All kinds of theories abound when it comes to Egyptology, possibly making this one of the most frustrating and liberating eras for a historical novelist. Even Egyptologists argue amongst themselves over dates, meanings and interpretations so in effect, a novelist has more freedom to adjust or create certain character aspects of an ancient Egyptian than they do with an historical figure such as Queen Elizabeth for example.

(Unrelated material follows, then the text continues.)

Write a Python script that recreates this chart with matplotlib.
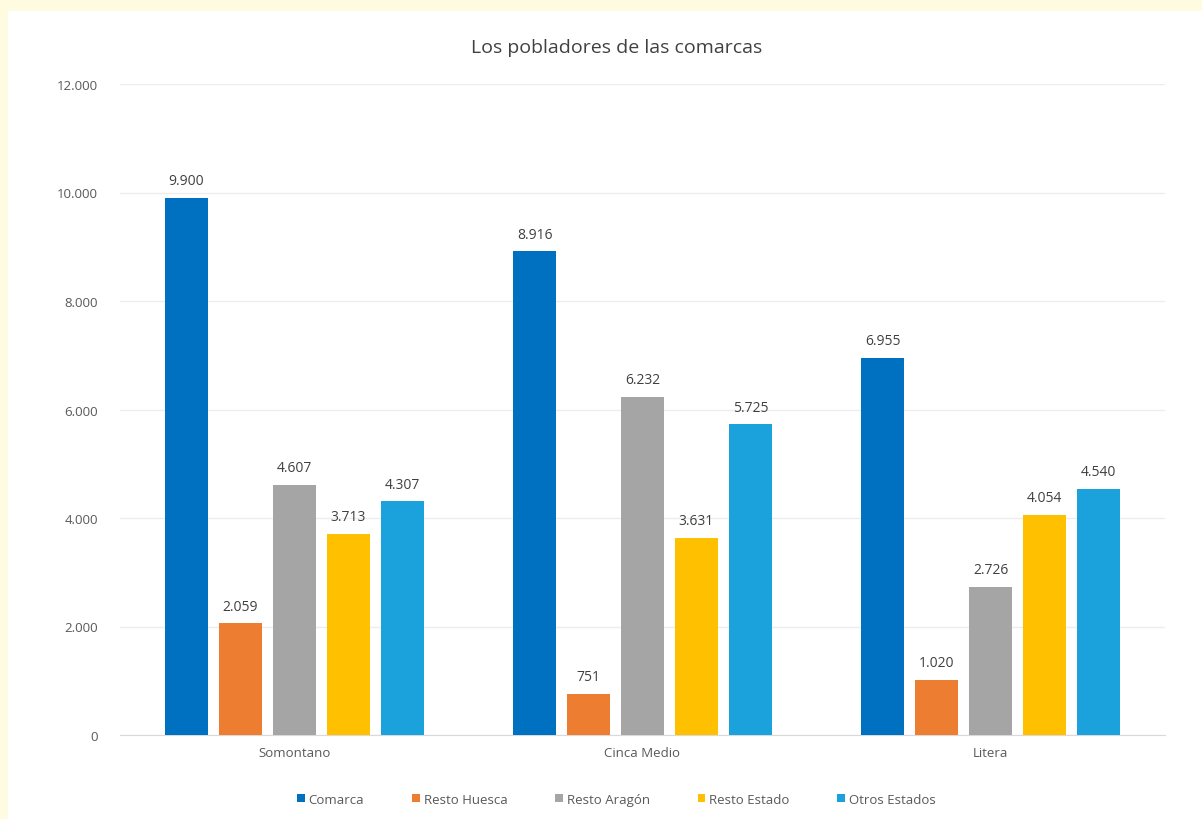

Greenwood has made some interesting choices with her characters and there is plenty of same-sex action. The Great Royal Scribe, Ptah-hotep’s soul-mate and lover is a fellow scribe, Kheperren while Mutnodjme often ‘lies down’ with one of the royal wives, Merope. The Princess Sitamen is a warrior and fiercely independent woman accompanied by her entourage of female soldiers. Akhenaten however seems decidedly asexual in Greenwoods rendering, even though there has been much speculation regarding his sexuality.

The same-sex references are at once subtle and candid, as are the references to incest and pedophilia (yes, in ancient Egypt it was quite normal for a Pharaoh to marry his 10-year-old daughter). This makes the narrative ultimately more authentic as it seems not to be filtered by 21st century sensibilities and morals.

Greenwood’s storytelling prowess shines through in this book as it is fast paced and lucid. Not surprising as she’s had a great deal of practice over the years, writing over 50 books. She’s probably best known for her 18 Phryne Fisher mysteries set in 1920’s Melbourne but after reading Out of the Black Land I can’t wait to check out some of her other ‘ancient world’ tales. Clan Destine Press will be republishing her Delphic Women trilogy in 2011 which examines the Trojan Medea, Cassandra and Electra.